Tuesday, February 07, 2006

Kekuatan Cinta

Kekuatan cinta memang luar biasa.
Orang yang jatuh cinta akan rela mengorbankan apa saja demi yang ia cintai.
Cinta menjadikan segalanya indah, meski harus dilalui dengan penderitaan.

Kekuatan cinta itulah yang menjadikan Bilal bin Rabbah lebih memilih dijemur di padang pasir yang panas daripada harus kembali kafir, meski sebongkah batu besar menindih hingga nyaris meremukkan tulang dadanya.

Dengan tenang ia menyebut nama kekasihnya, ''Ahad, Ahad, Ahad.''
Begitu pula dengan Abdurrahman bin Auf, saudagar kaya sahabat Rasulullah SAW.
Ia rela menghabiskan hartanya untuk kepentingan jihad fisabilillah.
Semuanya atas dasar cinta.

Sahabat lainnya juga merasakan betapa dahsyatnya kekuatan cinta itu.

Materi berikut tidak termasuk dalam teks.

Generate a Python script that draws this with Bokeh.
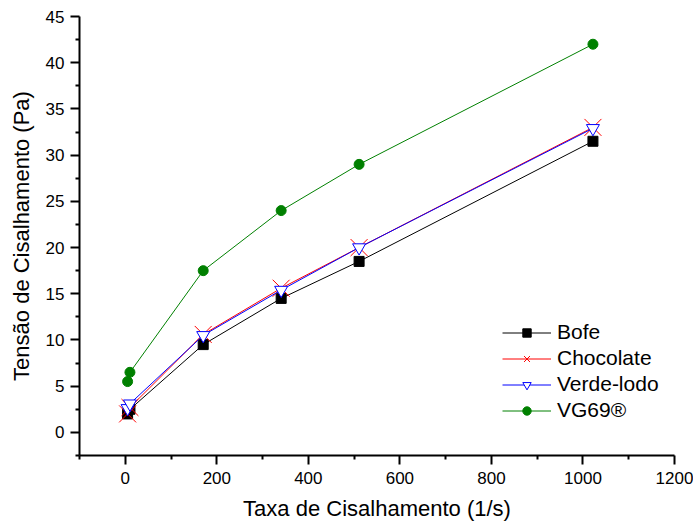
from bokeh.plotting import figure
from bokeh.models import (Range1d, FixedTicker, Legend, LegendItem, ColumnDataSource)
from bokeh.embed import file_html
from bokeh.resources import INLINE

# ---- data ----
shear_rate = [5.1, 10.2, 170.3, 340.6, 510.9, 1021.8]
bofe = [2.0, 2.5, 9.5, 14.5, 18.5, 31.5]
chocolate = [2.0, 2.7, 10.6, 15.6, 20.0, 33.0]
verde_lodo = [2.6, 3.1, 10.5, 15.4, 20.0, 32.9]
vg69 = [5.5, 6.5, 17.5, 24.0, 29.0, 42.0]

series_names = ["Bofe", "Chocolate", "Verde-lodo", "VG69\u00ae"]

x_major = [0, 200, 400, 600, 800, 1000, 1200]
x_minor = [-100, 100, 300, 500, 700, 900, 1100]
y_major = [0, 5, 10, 15, 20, 25, 30, 35, 40, 45]
y_minor = [-2.5, 2.5, 7.5, 12.5, 17.5, 22.5, 27.5, 32.5, 37.5, 42.5]

FONT = "Liberation Sans"

p = figure(width=693, height=525, output_backend="svg", toolbar_location=None,
           x_range=Range1d(-100, 1200), y_range=Range1d(-2.5, 45),
           min_border_left=79, min_border_right=19, min_border_top=16,
           min_border_bottom=70)
p.outline_line_color = None
p.xgrid.visible = False
p.ygrid.visible = False
p.background_fill_color = "white"

src = ColumnDataSource(dict(x=shear_rate, bofe=bofe, choc=chocolate,
                            verde=verde_lodo, vg=vg69))

l1 = p.line("x", "bofe", source=src, line_color="black", line_width=1)
m1 = p.scatter("x", "bofe", source=src, marker="square", size=10,
               fill_color="black", line_color="black")
l2 = p.line("x", "choc", source=src, line_color="#ff0000", line_width=1)
m2 = p.scatter("x", "choc", source=src, marker="x", size=24,
               line_color="#ff0000", line_width=1)
l3 = p.line("x", "verde", source=src, line_color="#0000ff", line_width=1)
m3 = p.scatter("x", "verde", source=src, marker="inverted_triangle", size=13,
               fill_color="white", line_color="#0000ff", line_width=1)
l4 = p.line("x", "vg", source=src, line_color="#008000", line_width=1)
m4 = p.scatter("x", "vg", source=src, marker="circle", size=10,
               fill_color="#008000", line_color="#008000")

for ax in (p.xaxis[0], p.yaxis[0]):
    ax.axis_line_width = 2
    ax.major_tick_line_width = 2
    ax.minor_tick_line_width = 2
    ax.major_tick_in = 0
    ax.major_tick_out = 9
    ax.minor_tick_in = 0
    ax.minor_tick_out = 4
    ax.major_label_text_font = FONT
    ax.major_label_text_font_size = "17px"
    ax.major_label_text_color = "black"
    ax.axis_label_text_font = FONT
    ax.axis_label_text_font_size = "22px"
    ax.axis_label_text_font_style = "normal"
    ax.axis_label_text_color = "black"

p.xaxis.ticker = FixedTicker(ticks=x_major, minor_ticks=x_minor)
p.yaxis.ticker = FixedTicker(ticks=y_major, minor_ticks=y_minor)
p.xaxis.axis_label = "Taxa de Cisalhamento (1/s)"
p.yaxis.axis_label = "Tens\u00e3o de Cisalhamento (Pa)"
p.xaxis.major_label_standoff = 7
p.xaxis.axis_label_standoff = 9
p.yaxis.major_label_standoff = 6
p.yaxis.axis_label_standoff = 9

legend = Legend(items=[
    LegendItem(label=series_names[0], renderers=[l1, m1]),
    LegendItem(label=series_names[1], renderers=[l2, m2]),
    LegendItem(label=series_names[2], renderers=[l3, m3]),
    LegendItem(label=series_names[3], renderers=[l4, m4]),
], location=(423, 33))
legend.border_line_color = None
legend.background_fill_alpha = 0
legend.padding = 0
legend.margin = 0
legend.spacing = 2
legend.glyph_width = 49
legend.glyph_height = 21
legend.label_height = 20
legend.label_standoff = 6
legend.label_text_font = FONT
legend.label_text_font_size = "21px"
legend.label_text_color = "black"
p.add_layout(legend, "center")

open("out.html", "w").write(file_html(p, INLINE))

Mereka rela berhijrah ke Madinah dengan berjalan kaki bermil-mil jauhnya, melintasi padang pasir yang kering dan panas demi menyelamatkan akidah.
Karena cintanya pada Allah SWT, dengan gagah berani mereka bergegas pergi ke medan perang.
Tanpa rasa takut, harta, darah, dan nyawa, mereka pertaruhkan dengan tebasan pedang dan tombak demi membuktikan cintanya yang tulus.
Cinta melahirkan pengorbanan dan prioritas.

Bukti cinta kepada Allah bukanlah hanya cerita masa lalu.

Saat ini kitapun bisa menyaksikan saudara-saudara kita yang begitu mencintai Allah, meski harta dan nyawa taruhannya.
Saya teringat kisah beberapa saudara kita di Medan yang begitu mendengar musibah Tsunami di Aceh, mereka langsung pergi membawa sepeda dan bekal secukupnya untuk menyelamatkan umat yang tersisa.
Begitu menempuh medan yang tak mungkin dilalui kendaraan, merekapun segera mengayuh sepeda bermil-mil untuk mencapai daerah bencana, meski tak satupun pers meliputnya. Bahkan ada seorang sukarelawan dari Jakarta yang sampai diamputasi tangannya setelah mengangkat beberapa jenazah sehingga tangannya terkena panyakit.

Mungkin kita pernah menjumpai seorang pedagang, karyawan, sopir, yang secara penghasilan sangat pas-pasan bahkan mungkin "terdzalimi" namun mereka tetap bertahan di tempat kerjanya hanya karena alasan dakwah.

"Kalo bukan kita yang mengurus umat di sini, siapa lagi?" begitu kata mereka.
Padahal mungkin mereka bisa pindah ke tempat yang lebih "basah" dan mengejar harta di tempat lain.
Rasanya tak ada motivasi lain pada diri mereka, selain karena mencintai Allah.

Sungguh jika kita mencintai Allah, maka Allah pun akan mencintai dan menolong kita.

Jika kita mencintai Allah, niscaya kita rela mengorbankan segalanya dengan pengorbanan yang terbaik.
Jika benar mencintai Allah SWT, niscaya kita mengambil dunia ini hanya sekadarnya.
Mencari harta bukan untuk bermegah-megahan, tapi sebagai sarana ibadah.
Jika benar mencintai Allah, niscaya kita akan bergegas wudhu ketika adzan dikumandangkan, karena hakikat adzan adalah panggilan Sang Kekasih.
Jika benar mencintai Allah SWT, tentu setiap sepertiga malam kita bangun mengerjakan shalat tahajud, meski lelah, kantuk, dan dingin mendera.
Jika kita memang mencintai Allah, tentu kita akan peduli terhadap kondisi akidah dan kesejahteraan umat.

Ibadah tanpa didasari cinta akan terasa berat dan sia-sia.

Sebagai orang yang mengaku beriman, betulkan kita sudah mencintai Allah?
Sudah sejauh mana kita mencintai-Nya melebihi cinta kita kepada yang lain?

Surga adalah kado terindah yang akan diterima oleh orang yang mencintai Allah pada saat perjumpaan pertamanya dengan Sang Kekasih.


''Katakanlah (hai Muhammad), jika kamu (benar-benar) mencintai Allah, ikutilah aku, niscaya Allah mengasihi dan mengampuni dosa-dosamu. Allah Maha Pengasih lagi Maha Penyayang.'' (QS. Ali-Imran: 31).